A caccia di mafiosi di rango, di commistioni mafio-massoniche e istituzionali, di narcos e mega partite d’oro bianco, dai tempi della maxioperazione “Galassia” alla nomina come procuratore, per Salvatore Curcio di tempo ne è passato. “Decollo”, una delle più grandi indagini contro il narcotraffico su scala internazionale, fu lui a coordinarla.
Tra i porti di Gioia Tauro e Salerno coi carabinieri del Ros fece sequestrare 800 chili di cocaina, l’affidò ad un consulente a cui chiese, tra i vari quesiti, quanto ci avrebbe ricavato la ‘ndrangheta dalla droga che avrebbe poi immesso sul mercato. La risposta fu: un miliardo e 430milioni di euro, in vecchie lire 2mila 270miliardi… Ed erano, quei circa 800 chili, solo una parte dei 5.600 chili sequestrati grazie ad operazione “Decollo”. E quei 5.600 chili solo una parte di tutto il resto.
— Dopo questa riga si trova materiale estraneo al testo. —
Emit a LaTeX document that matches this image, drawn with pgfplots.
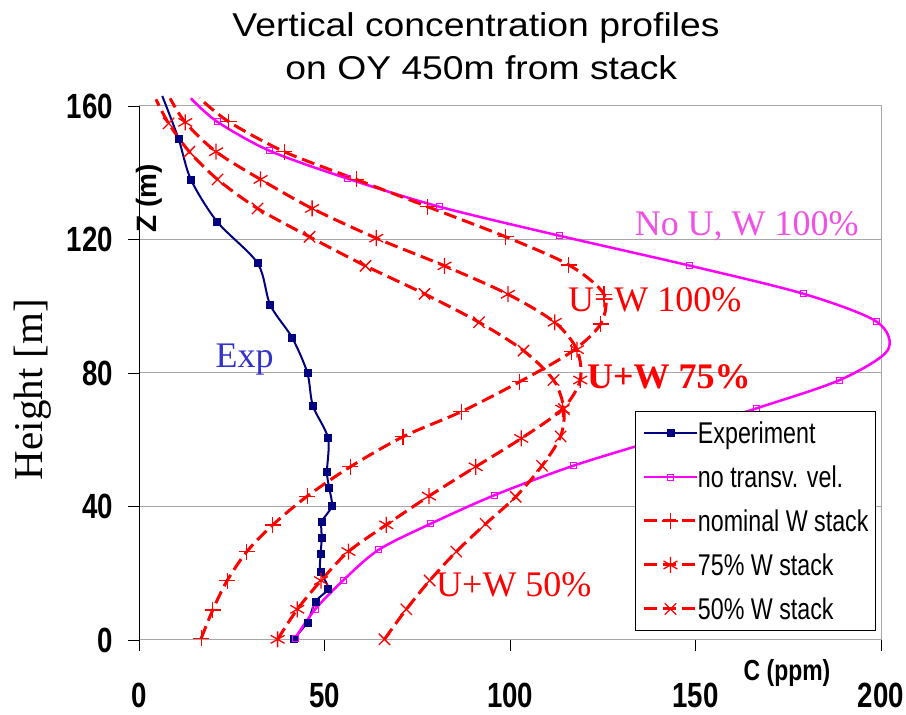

Alcune sue indagini, sia approdate a giudicati definitivi, sia ancora oggi pendenti alla fase dibattimentale, sembrano la trama di un action movie, ma raccontano capitoli, saghe, epoche di storia e di traffici criminali. Salvatore Curcio forse il primo ad avvalersi di un privato come ausiliario della polizia giudiziaria, in forza ad una riforma varata dopo l’attentato dell’11 settembre.
D’intesa col Comando generale dell’Arma, fece infiltrare l’allora collaboratore di giustizia Bruno Fuduli in una rete planetaria di narcotrafficanti. Più recentemente, nella sua ultima inchiesta da aggiunto alla Dda di Catanzaro, firmò l’indagine “Overing”, sfruttando due agenti sotto copertura come infiltrati negli affari tra i broker ed i cartelli sudamericani. Insomma, Curcio è uno che sta parecchio al di sopra della media.
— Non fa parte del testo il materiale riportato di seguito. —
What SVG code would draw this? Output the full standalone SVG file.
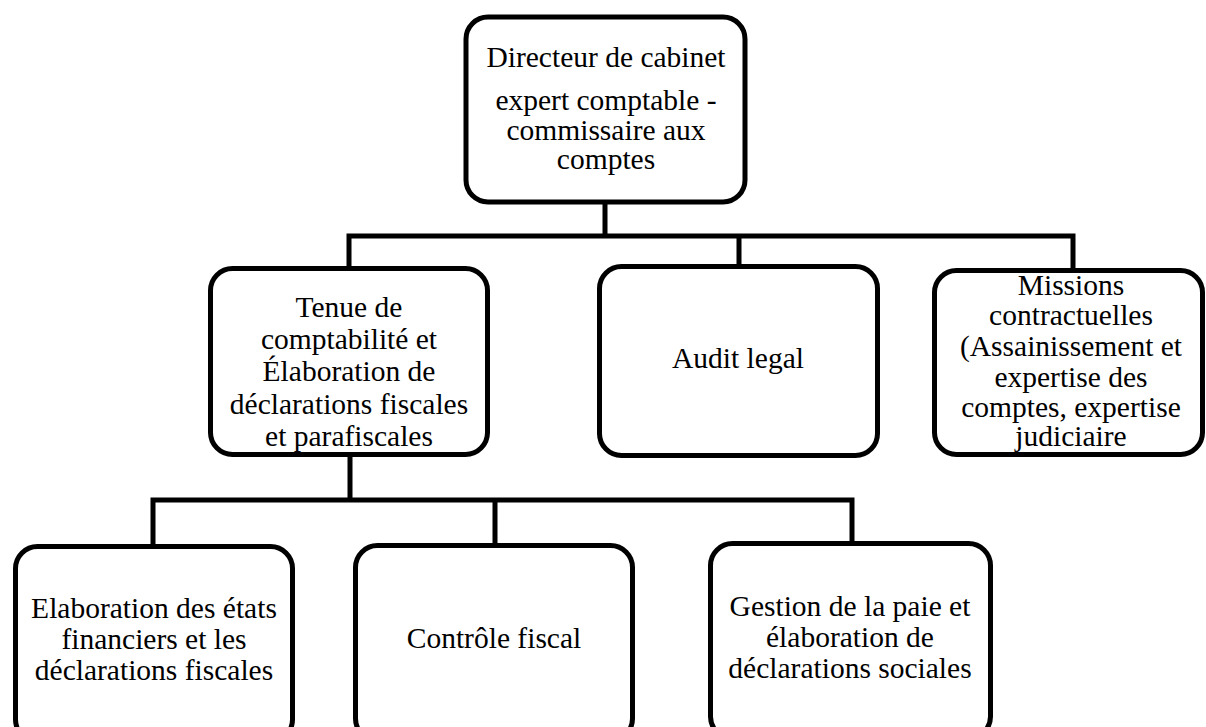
<svg xmlns="http://www.w3.org/2000/svg" width="1206" height="727" viewBox="0 0 1206 727">
<style>
.box{fill:#fff;stroke:#000;stroke-width:5}
.ln{fill:none;stroke:#000;stroke-width:5;stroke-linecap:square}
text{font-family:"Liberation Serif","Times New Roman",serif;font-size:29.5px;fill:#000;text-anchor:middle}
</style>
<rect width="1206" height="727" fill="#fff"/>
<g id="connectors">
<path class="ln" d="M605 204V236M349 236H1073M349 236V267M739 236V265M1073 236V269"/>
<path class="ln" d="M350 457V500M153 500H852M153 500V545M495 500V543M852 500V542"/>
</g>
<g id="director">
<rect class="box" x="466" y="17" width="279" height="185" rx="22"/>
<text x="606" y="67">Directeur de cabinet</text>
<text x="606" y="110">expert comptable -</text>
<text x="606" y="139.5">commissaire aux</text>
<text x="606" y="169">comptes</text>
</g>
<g id="tenue">
<rect class="box" x="210.5" y="268.5" width="277" height="186" rx="22"/>
<text x="349" y="317">Tenue de</text>
<text x="349" y="349">comptabilité et</text>
<text x="349" y="381">Élaboration de</text>
<text x="349" y="414">déclarations fiscales</text>
<text x="349" y="446">et parafiscales</text>
</g>
<g id="audit">
<rect class="box" x="599.5" y="266.5" width="278" height="189" rx="22"/>
<text x="738" y="368">Audit legal</text>
</g>
<g id="missions">
<rect class="box" x="934.5" y="270.5" width="268" height="184" rx="22"/>
<text x="1071" y="295">Missions</text>
<text x="1071" y="325">contractuelles</text>
<text x="1071" y="356">(Assainissement et</text>
<text x="1071" y="387">expertise des</text>
<text x="1071" y="417">comptes, expertise</text>
<text x="1071" y="446">judiciaire</text>
</g>
<g id="elaboration">
<rect class="box" x="15.5" y="546.5" width="277" height="195" rx="22"/>
<text x="154" y="618">Elaboration des états</text>
<text x="154" y="649">financiers et les</text>
<text x="154" y="680">déclarations fiscales</text>
</g>
<g id="controle">
<rect class="box" x="355.5" y="545.5" width="277" height="195" rx="22"/>
<text x="494" y="648">Contrôle fiscal</text>
</g>
<g id="gestion">
<rect class="box" x="710.5" y="543.5" width="280" height="195" rx="22"/>
<text x="850" y="616">Gestion de la paie et</text>
<text x="850" y="647">élaboration de</text>
<text x="850" y="678">déclarations sociales</text>
</g>
</svg>
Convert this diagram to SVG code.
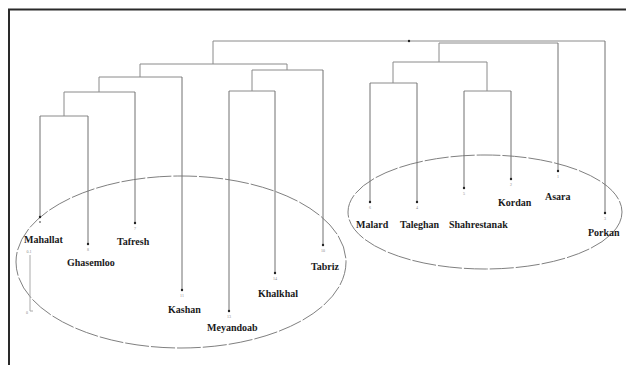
<svg xmlns="http://www.w3.org/2000/svg" width="626" height="365" viewBox="0 0 626 365">
<style>
.br{fill:none;stroke:#8a8a8a;stroke-width:1}
.lf{fill:none;stroke:#707070;stroke-width:1}
.dot{fill:#222}
.lb{font-family:"Liberation Serif","Times New Roman",serif;font-weight:bold;font-size:10px;fill:#1a1a1a}
.nm{font-family:"Liberation Serif","Times New Roman",serif;font-size:4px;fill:#888;text-anchor:middle}
.el{fill:none;stroke:#808080;stroke-width:1;stroke-dasharray:24 2}
</style>
<rect width="626" height="365" fill="#fff"/>
<path d="M9 365V9.5H626" fill="none" stroke="#2a2a2a" stroke-width="2"/>
<g id="ellipses">
<ellipse class="el" cx="181" cy="262" rx="165" ry="86"/>
<ellipse class="el" cx="485" cy="212" rx="137" ry="57"/>
</g>
<g id="connectors">
<path class="br" d="M213 64V41H605M439 62V43H558"/>
<path class="br" d="M140 77V64H287V70"/>
<path class="br" d="M99 92V77H182"/>
<path class="br" d="M64 116V92H135"/>
<path class="br" d="M40 116H88"/>
<path class="br" d="M252 91V70H323"/>
<path class="br" d="M229 91H275"/>
<path class="br" d="M393 83V62H487V91"/>
<path class="br" d="M370 83H417"/>
<path class="br" d="M464 91H511"/>
<circle class="dot" cx="409" cy="41" r="1.2"/>
</g>
<g id="scale">
<path d="M30 255V311H33" fill="none" stroke="#aaa" stroke-width="1"/>
<text class="nm" x="29" y="253">0.1</text>
<text class="nm" x="27" y="314">0</text>
</g>
<g id="Mahallat"><path class="lf" d="M40 116V216"/><circle class="dot" cx="40" cy="217" r="1.2"/><circle class="dot" cx="40" cy="222" r="0.8"/><text class="lb" x="24" y="243">Mahallat</text></g>
<g id="Ghasemloo"><path class="lf" d="M88 116V243"/><circle class="dot" cx="88" cy="244" r="1.2"/><text class="nm" x="88" y="251">8</text><text class="lb" x="67" y="266">Ghasemloo</text></g>
<g id="Tafresh"><path class="lf" d="M135 92V222"/><circle class="dot" cx="135" cy="223" r="1.2"/><text class="nm" x="135" y="230">7</text><text class="lb" x="117" y="245">Tafresh</text></g>
<g id="Kashan"><path class="lf" d="M182 77V289"/><circle class="dot" cx="182" cy="290" r="1.2"/><text class="nm" x="182" y="297">11</text><text class="lb" x="168" y="313">Kashan</text></g>
<g id="Meyandoab"><path class="lf" d="M229 91V310"/><circle class="dot" cx="229" cy="311" r="1.2"/><text class="nm" x="229" y="318">13</text><text class="lb" x="207" y="331">Meyandoab</text></g>
<g id="Khalkhal"><path class="lf" d="M275 91V272"/><circle class="dot" cx="275" cy="273" r="1.2"/><text class="nm" x="275" y="280">14</text><text class="lb" x="258" y="297">Khalkhal</text></g>
<g id="Tabriz"><path class="lf" d="M323 70V244"/><circle class="dot" cx="323" cy="245" r="1.2"/><text class="nm" x="323" y="252">10</text><text class="lb" x="311" y="270">Tabriz</text></g>
<g id="Malard"><path class="lf" d="M370 83V201"/><circle class="dot" cx="370" cy="202" r="1.2"/><text class="nm" x="370" y="209">6</text><text class="lb" x="356" y="228">Malard</text></g>
<g id="Taleghan"><path class="lf" d="M417 83V201"/><circle class="dot" cx="417" cy="202" r="1.2"/><text class="nm" x="417" y="209">4</text><text class="lb" x="400" y="228">Taleghan</text></g>
<g id="Shahrestanak"><path class="lf" d="M464 91V187"/><circle class="dot" cx="464" cy="188" r="1.2"/><text class="nm" x="464" y="195">5</text><text class="lb" x="449" y="228">Shahrestanak</text></g>
<g id="Kordan"><path class="lf" d="M511 91V178"/><circle class="dot" cx="511" cy="179" r="1.2"/><text class="nm" x="511" y="186">2</text><text class="lb" x="498" y="206">Kordan</text></g>
<g id="Asara"><path class="lf" d="M558 43V170"/><circle class="dot" cx="558" cy="171" r="1.2"/><text class="nm" x="558" y="178">1</text><text class="lb" x="545" y="200">Asara</text></g>
<g id="Porkan"><path class="lf" d="M605 41V212"/><circle class="dot" cx="605" cy="213" r="1.2"/><text class="nm" x="605" y="220">3</text><text class="lb" x="588" y="236">Porkan</text></g>
</svg>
Oggi - spiega - sta «sempre e comunque in trincea». Anche se da una postazione diversa. La sua Procura lavora, ma con molta fatica. Cinque sostituti (quattro adesso, considerando che una pm ora è in maternità) sono «troppo pochi». Eppure Lamezia Terme è una delle città più grandi della Calabria, uno dei circondari più vasti e delicati. «In questi anni – spiega il procuratore capo – non me ne sono stato con le mani in mano, ho cercato di farmi sentire in ogni dove, ma a volte è stato come predicare nel deserto…».
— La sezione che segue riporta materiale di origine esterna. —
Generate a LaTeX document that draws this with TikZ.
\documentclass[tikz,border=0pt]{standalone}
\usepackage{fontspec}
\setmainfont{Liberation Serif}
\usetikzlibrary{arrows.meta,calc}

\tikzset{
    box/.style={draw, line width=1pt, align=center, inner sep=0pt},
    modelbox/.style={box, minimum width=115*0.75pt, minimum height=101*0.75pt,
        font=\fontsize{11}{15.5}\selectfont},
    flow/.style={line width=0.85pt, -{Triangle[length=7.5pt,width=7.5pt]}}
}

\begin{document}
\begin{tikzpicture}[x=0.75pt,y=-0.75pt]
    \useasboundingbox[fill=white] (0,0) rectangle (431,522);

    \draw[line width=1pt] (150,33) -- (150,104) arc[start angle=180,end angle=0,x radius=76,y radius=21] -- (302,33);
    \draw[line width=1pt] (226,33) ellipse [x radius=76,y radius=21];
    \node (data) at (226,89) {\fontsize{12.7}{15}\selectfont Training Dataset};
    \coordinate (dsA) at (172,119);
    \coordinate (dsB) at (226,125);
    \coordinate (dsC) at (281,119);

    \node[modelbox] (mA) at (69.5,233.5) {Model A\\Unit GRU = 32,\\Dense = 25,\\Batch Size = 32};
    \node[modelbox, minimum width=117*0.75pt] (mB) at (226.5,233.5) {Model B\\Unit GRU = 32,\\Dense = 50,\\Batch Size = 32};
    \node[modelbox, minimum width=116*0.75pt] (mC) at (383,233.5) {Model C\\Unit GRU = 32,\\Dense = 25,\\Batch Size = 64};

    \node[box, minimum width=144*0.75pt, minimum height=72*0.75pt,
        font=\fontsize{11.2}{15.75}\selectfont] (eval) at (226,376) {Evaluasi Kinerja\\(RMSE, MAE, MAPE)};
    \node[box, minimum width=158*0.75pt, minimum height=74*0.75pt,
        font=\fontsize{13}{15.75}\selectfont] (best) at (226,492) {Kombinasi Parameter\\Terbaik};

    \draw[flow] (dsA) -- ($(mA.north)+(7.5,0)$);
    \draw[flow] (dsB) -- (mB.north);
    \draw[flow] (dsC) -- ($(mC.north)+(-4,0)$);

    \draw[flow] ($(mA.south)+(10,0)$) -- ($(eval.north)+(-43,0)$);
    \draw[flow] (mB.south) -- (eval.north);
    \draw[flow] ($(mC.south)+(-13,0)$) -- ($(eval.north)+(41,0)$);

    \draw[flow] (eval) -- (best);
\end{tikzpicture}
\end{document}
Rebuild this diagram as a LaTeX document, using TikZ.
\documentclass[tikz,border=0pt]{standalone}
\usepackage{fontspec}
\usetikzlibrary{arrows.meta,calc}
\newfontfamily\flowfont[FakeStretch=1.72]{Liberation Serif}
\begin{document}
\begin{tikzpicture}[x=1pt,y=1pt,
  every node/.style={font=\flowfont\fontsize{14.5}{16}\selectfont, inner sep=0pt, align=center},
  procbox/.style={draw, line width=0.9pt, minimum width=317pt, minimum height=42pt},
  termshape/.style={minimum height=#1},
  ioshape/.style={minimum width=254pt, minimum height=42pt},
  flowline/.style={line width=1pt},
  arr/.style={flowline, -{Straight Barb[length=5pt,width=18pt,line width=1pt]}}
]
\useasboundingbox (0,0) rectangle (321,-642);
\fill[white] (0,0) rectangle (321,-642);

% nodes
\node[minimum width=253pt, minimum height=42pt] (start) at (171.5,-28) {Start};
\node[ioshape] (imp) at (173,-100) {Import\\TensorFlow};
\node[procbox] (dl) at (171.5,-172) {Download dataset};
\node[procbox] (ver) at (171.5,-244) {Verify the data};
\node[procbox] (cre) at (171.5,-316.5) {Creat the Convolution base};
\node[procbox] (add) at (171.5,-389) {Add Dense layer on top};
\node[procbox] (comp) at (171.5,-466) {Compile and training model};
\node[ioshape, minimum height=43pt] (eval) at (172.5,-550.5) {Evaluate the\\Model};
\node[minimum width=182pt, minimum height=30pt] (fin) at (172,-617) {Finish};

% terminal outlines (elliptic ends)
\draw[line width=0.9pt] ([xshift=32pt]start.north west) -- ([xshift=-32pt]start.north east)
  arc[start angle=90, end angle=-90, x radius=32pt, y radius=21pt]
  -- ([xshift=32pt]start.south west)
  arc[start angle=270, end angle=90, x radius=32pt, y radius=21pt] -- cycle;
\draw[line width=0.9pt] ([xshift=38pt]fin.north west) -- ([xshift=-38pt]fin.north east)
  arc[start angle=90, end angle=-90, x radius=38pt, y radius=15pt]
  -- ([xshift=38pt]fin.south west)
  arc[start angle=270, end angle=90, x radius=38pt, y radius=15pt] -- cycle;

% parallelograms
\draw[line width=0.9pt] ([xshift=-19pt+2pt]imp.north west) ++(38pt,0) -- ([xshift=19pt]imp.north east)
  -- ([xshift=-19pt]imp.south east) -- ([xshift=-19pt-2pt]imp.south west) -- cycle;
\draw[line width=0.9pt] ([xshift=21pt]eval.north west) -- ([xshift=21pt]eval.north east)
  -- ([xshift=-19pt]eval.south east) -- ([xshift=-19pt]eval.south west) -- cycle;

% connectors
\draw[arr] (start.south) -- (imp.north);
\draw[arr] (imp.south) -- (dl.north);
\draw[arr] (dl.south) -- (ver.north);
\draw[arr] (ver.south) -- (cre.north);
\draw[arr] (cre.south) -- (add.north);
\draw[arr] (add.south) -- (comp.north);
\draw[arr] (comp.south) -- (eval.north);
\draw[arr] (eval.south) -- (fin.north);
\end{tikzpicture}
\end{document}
«Bisognerebbe – spiega Salvatore Curcio – riorganizzare il sistema giudiziario e restituire dignità ad avamposti come Lamezia Terme». E ancora: «Sinceramente mi difficile realizzare perché la polizia giudiziaria investe uomini e mezzi nel comprensorio e nella città di Lamezia Terme ed il settore giustizia non fa altrettanto. Si potrebbe ragionare a lungo sui flussi, sulle sopravvenienze. Ma io posso assicurare che altre Procure del distretto di Corte d’appello di Catanzaro, che servono un’utenza di gran lunga inferiore rispetto a quella di Lamezia Terme e che hanno dei carichi di lavoro assolutamente similari viaggiano con cinque sostituti almeno, mentre la Procura di Lamezia Terme, da questo punto di vista rappresenta un po’ la “pecora nera” del gruppo. Resta il fatto che fin quando resteremo qui andremo avanti con le forze che ci sono in campo cercando di dare sempre e comunque il massimo».